Kurzweil’s take on “A New Kind of Science”

A few days ago, I wrote about Tom Ray’s neat dispatch of Ray Kurzweil’s contention that computers will soon be smarter than we are. To give Mr. Kurzweil his due, here’s a link to a lovely essay critiquing Stephen Wolfram’s A New Kind of Science.
Wolfram’s book became a controversial best-seller based on the author’s claim that computational methods enable a revolutionary approach to science. Many people have criticized the book because Wolfram is an egomaniac who claims to be smarter than everyone else on the planet; because he doesn’t go through the traditional scientific peer review process; and because the sprawling, self-published 1192-page tome really could have used an editor.
Kurzweil ignores the gossip and the copy-editing, and deals with the ideas. Kurzweil’s essay analyzes two of Wolfram’s revolutionary claims: that computational approaches based on cellular automata can explain life and intelligence, and that they define physics.

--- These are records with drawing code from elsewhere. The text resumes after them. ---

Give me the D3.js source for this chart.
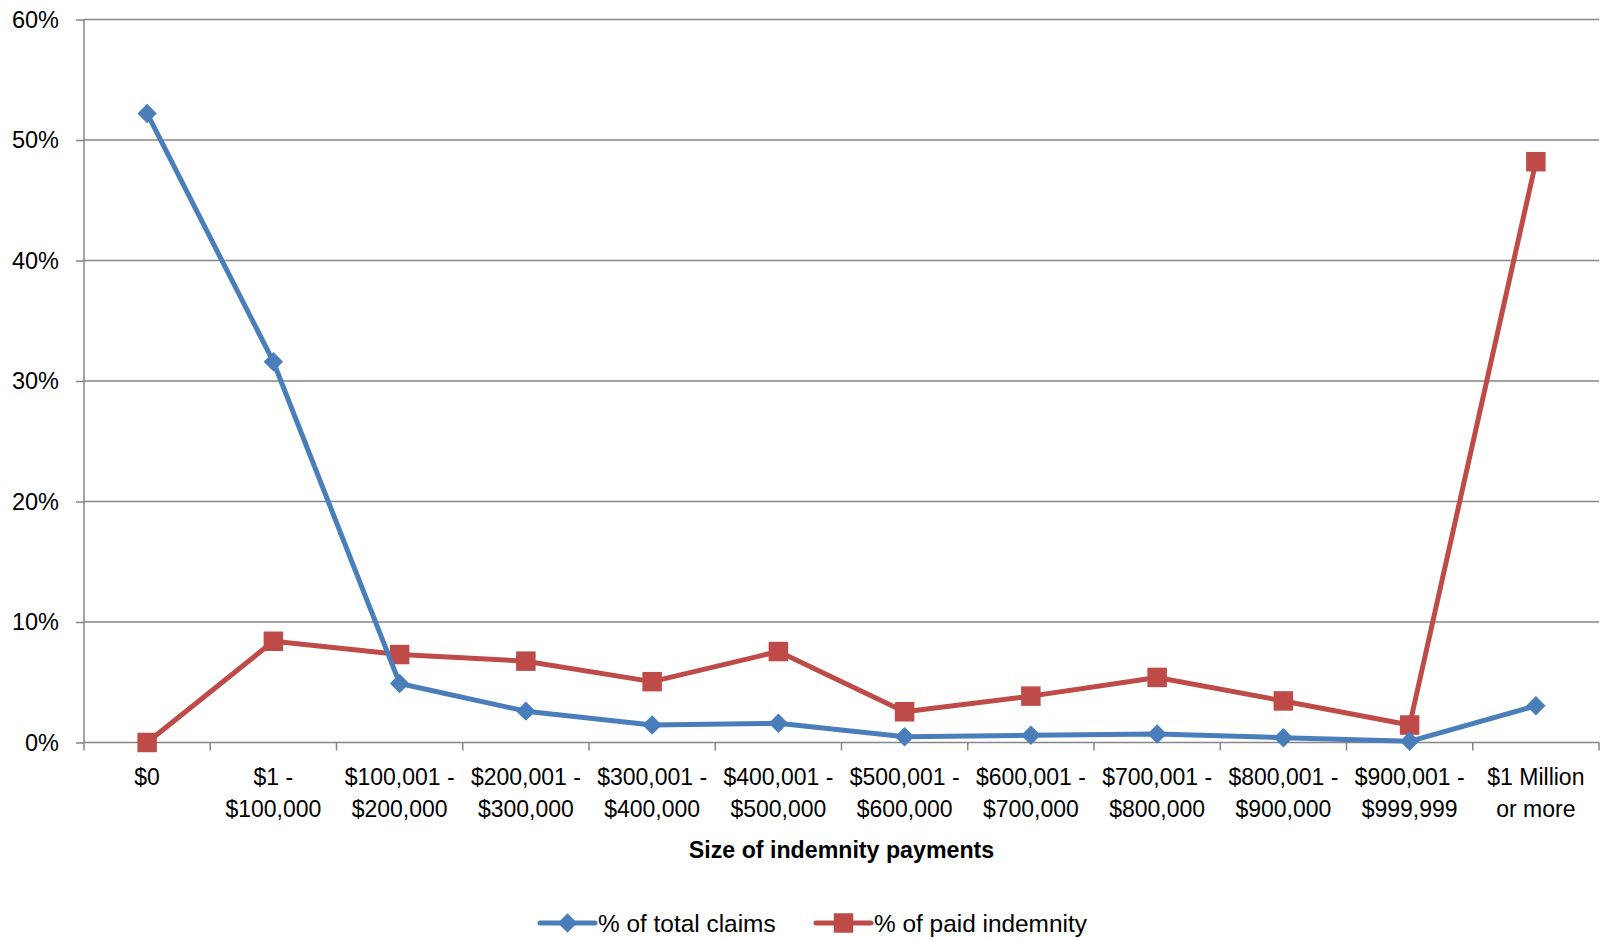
<!DOCTYPE html>
<html>
<head>
<meta charset="utf-8">
<script src="https://cdn.jsdelivr.net/npm/d3@7"></script>
<style>
  body { margin: 0; background: #fff; }
  svg text { font-family: "Liberation Sans", Arial, sans-serif; fill: #000; }
</style>
</head>
<body>
<svg id="chart" width="1604" height="940"></svg>
<script>
const categories = [
    "$0", "$1 -\n$100,000", "$100,001 -\n$200,000", "$200,001 -\n$300,000",
    "$300,001 -\n$400,000", "$400,001 -\n$500,000", "$500,001 -\n$600,000",
    "$600,001 -\n$700,000", "$700,001 -\n$800,000", "$800,001 -\n$900,000",
    "$900,001 -\n$999,999", "$1 Million\nor more"
];
const totalClaims = [52.2, 31.6, 4.9, 2.6, 1.45, 1.6, 0.48, 0.6, 0.7, 0.4, 0.1, 3.05];
const paidIndemnity = [0, 8.4, 7.3, 6.75, 5.05, 7.55, 2.55, 3.85, 5.4, 3.45, 1.45, 48.2];
const yTicks = [0, 10, 20, 30, 40, 50, 60];
const seriesNames = ["% of total claims", "% of paid indemnity"];

const margin = { top: 19.5, right: 5, bottom: 197.5, left: 84 };
const W = 1604, H = 940;
const width = W - margin.left - margin.right;
const height = H - margin.top - margin.bottom;

const blue = "#4a7ebb", red = "#be4b48", grey = "#868686";

const svg = d3.select("#chart");
const g = svg.append("g").attr("transform", `translate(${margin.left},${margin.top})`);

const x = d3.scaleBand().domain(categories).range([0, width]);
const xEdge = d3.scaleLinear().domain([0, categories.length]).range([0, width]);
const y = d3.scaleLinear().domain([0, 60]).range([height, 0]);

// gridlines
g.selectAll(".grid")
    .data(yTicks.filter(d => d > 0))
    .enter().append("line")
    .attr("x1", 0).attr("x2", width)
    .attr("y1", d => y(d)).attr("y2", d => y(d))
    .attr("stroke", grey).attr("stroke-width", 1.5);

// y axis
const yAxis = g.append("g")
    .call(d3.axisLeft(y).tickValues(yTicks).tickSize(8).tickPadding(17).tickFormat(d => d + "%"));
yAxis.selectAll("line").attr("stroke", grey).attr("stroke-width", 1.5);
yAxis.select(".domain").attr("stroke", grey).attr("stroke-width", 1.5).attr("d", `M0,0V${height}`);
yAxis.selectAll("text").attr("font-size", 23.5).attr("font-family", "Liberation Sans, Arial, sans-serif");

// x axis
const xAxis = g.append("g").attr("transform", `translate(0,${height})`);
xAxis.append("line").attr("x1", 0).attr("x2", width)
    .attr("stroke", grey).attr("stroke-width", 1.5);
xAxis.selectAll(".xtick")
    .data(d3.range(categories.length + 1))
    .enter().append("line")
    .attr("x1", d => xEdge(d)).attr("x2", d => xEdge(d))
    .attr("y1", 0).attr("y2", 8)
    .attr("stroke", grey).attr("stroke-width", 1.5);
const xl = xAxis.selectAll(".xlabel")
    .data(categories)
    .enter().append("text")
    .attr("text-anchor", "middle")
    .attr("font-size", 23)
    .attr("transform", d => `translate(${x(d) + x.bandwidth() / 2},0)`);
xl.selectAll("tspan")
    .data(d => d.split("\n"))
    .enter().append("tspan")
    .attr("x", 0)
    .attr("y", (d, i) => 42 + i * 32)
    .text(d => d);

// axis title
g.append("text")
    .attr("x", width / 2).attr("y", height + 115)
    .attr("text-anchor", "middle")
    .attr("font-size", 23.2).attr("font-weight", "bold")
    .text("Size of indemnity payments");

const cx = (d, i) => x(categories[i]) + x.bandwidth() / 2;
const line = d3.line().x((d, i) => cx(d, i)).y(d => y(d));

const diamond = d3.symbol().type(d3.symbolDiamond2).size(240);
const square = d3.symbol().type(d3.symbolSquare).size(380);

// red series
g.append("path").datum(paidIndemnity)
    .attr("fill", "none").attr("stroke", red).attr("stroke-width", 5)
    .attr("stroke-linejoin", "round").attr("d", line);
g.selectAll(".sq").data(paidIndemnity).enter().append("path")
    .attr("d", square)
    .attr("transform", (d, i) => `translate(${cx(d, i)},${y(d)})`)
    .attr("fill", red);

// blue series
g.append("path").datum(totalClaims)
    .attr("fill", "none").attr("stroke", blue).attr("stroke-width", 5)
    .attr("stroke-linejoin", "round").attr("d", line);
g.selectAll(".dm").data(totalClaims).enter().append("path")
    .attr("d", diamond)
    .attr("transform", (d, i) => `translate(${cx(d, i)},${y(d)})`)
    .attr("fill", blue);

// legend
const legend = svg.append("g").attr("transform", "translate(0,923)");
const items = [
    { name: seriesNames[0], color: blue, sym: diamond, x0: 540 },
    { name: seriesNames[1], color: red, sym: square, x0: 816 }
];
items.forEach(it => {
    legend.append("line").attr("x1", it.x0).attr("x2", it.x0 + 55)
        .attr("stroke", it.color).attr("stroke-width", 5).attr("stroke-linecap", "round");
    legend.append("path").attr("d", it.sym)
        .attr("transform", `translate(${it.x0 + 27.5},0)`).attr("fill", it.color);
    legend.append("text").attr("x", it.x0 + 58).attr("y", 8.5)
        .attr("font-size", 24.4).text(it.name);
});
</script>
</body>
</html>
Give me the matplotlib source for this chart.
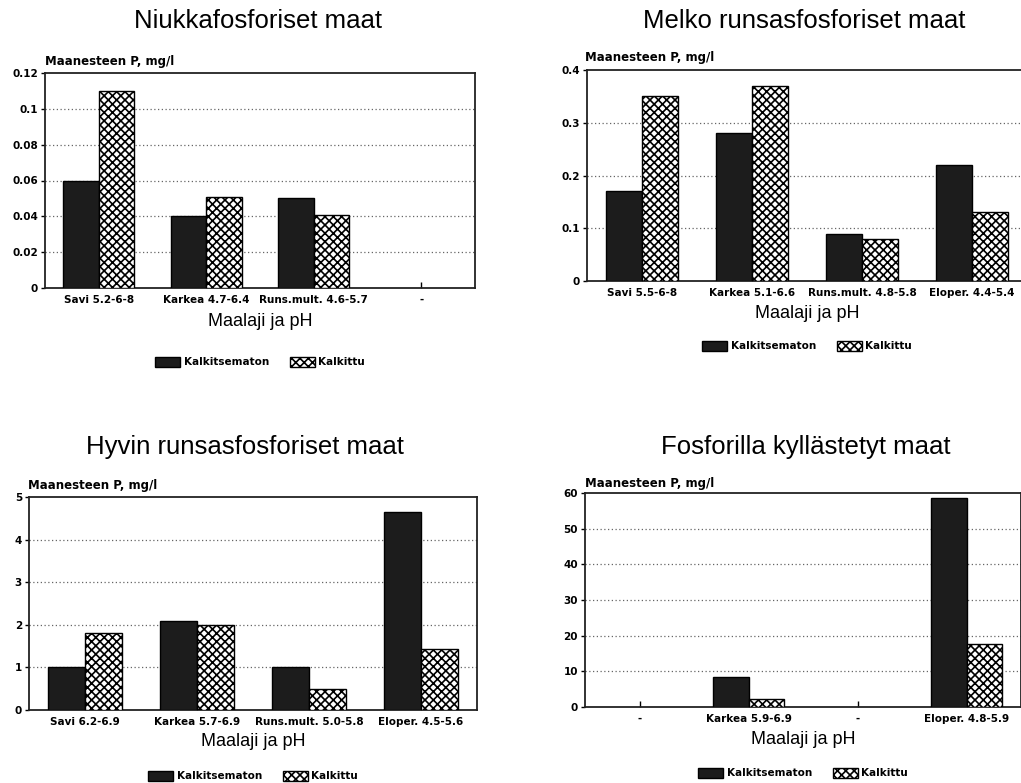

A quick definition: cellular automata are a type of logical system composed of simple objects whose state is determined by following simple rules about the state of fellow objects; like junior high school girls who will wear tomorrow what the popular girls wore today. The results of many cellular automata are quite boring. Either they fall into a steady state, where nothing changes (class 1), or a simple pattern repeats tediously (class 2), or they twitch forever without any detectable pattern (class 3) But some cellular automata (class 4) are much more interesting. A class 4 automaton generates a complicated pattern that, in Kurzweil’s words, “is neither regular nor completely random. It appears to have some order, but is never predictable.” A class 4 automaton can be used to convey information, and hence can be used as a “universal computer.”
Do cellular automata explain life?
Wolfram argues that because cellular automata can generate behavior of arbitrary complexity, they therefore explain living systems and intelligence. Kurzweil neatly explains that just because cellular automata can generate complex patterns, doesn’t mean that life and intelligence will automatically follow.
In Kurzweil’s words, “One could run these automata for trillions or even trillions of trillions of iterations, and the image would remain at the same limited level of complexity. They do not evolve into, say, insects, or humans, or Chopin preludes, or anything else that we might consider of a higher order of complexity than the streaks and intermingling triangles that we see in these images.”
As discussed in this essay on artificial life, the software for life is based on a layered architecture with many components and layers: evolution, growth, metabolism, ecosystems. Just cause we can program computers — using CAs or any other method — doesn’t mean that we know how to build every kind of software in the universe.
Do cellular automata explain physics?
Wolfram claims that cellular automata provide a better model for physics than traditional equations, and more than that, the universe itself is one big cellular automaton.
Kurzweil puts Wolfram’s claims about physics into context, as part of a school of thought whose advocates, including Norbert Weiner and Ed Fredkin, argue that the universe is fundamentally composed of information. Particles and waves, matter and energy, are manifestations of patterns of information.
The way to go about demonstrating this hypothesis is to use cellular automata to emulate the laws of physics, to see if this generates equivalent or better results than the existing sets of equations. The mapping is apparently easy for Newtonian physics; workable but not particularly elegant for Einstein’s special relativity, and potentially an elegant and even superior way to represent quantum physics, because CAs generate patterns that are recognizably regular, whose details are impossible to predict.
In summary, Kurtzweil thinks that Wolfram’s thesis regarding physics is plausible, but it has yet to be proven, and Wolfram hasn’t proved it.
One thing I don’t understand about this hypothesis is why it proves that the universe IS a computer. If you prove that computation is a better model for physical phenomena, how have you proven that the model is reality itself? A equation can predict where a ball will land, based on the speed and direction of its flight, but the ball itself isn’t an equation. Some day, I’ll take a look at Kurzweil’s book The Age of Intelligent Machines, which covers this topic, and see what I think.
With Kurzweil’s synopsis as a guide, I’ll take a stab at reading Wolfram’s tome. Not because I think it will contain the answer to every question, but because I expect an interesting exploration of cellular automata, and an interesting take on the information hypothesis to physics.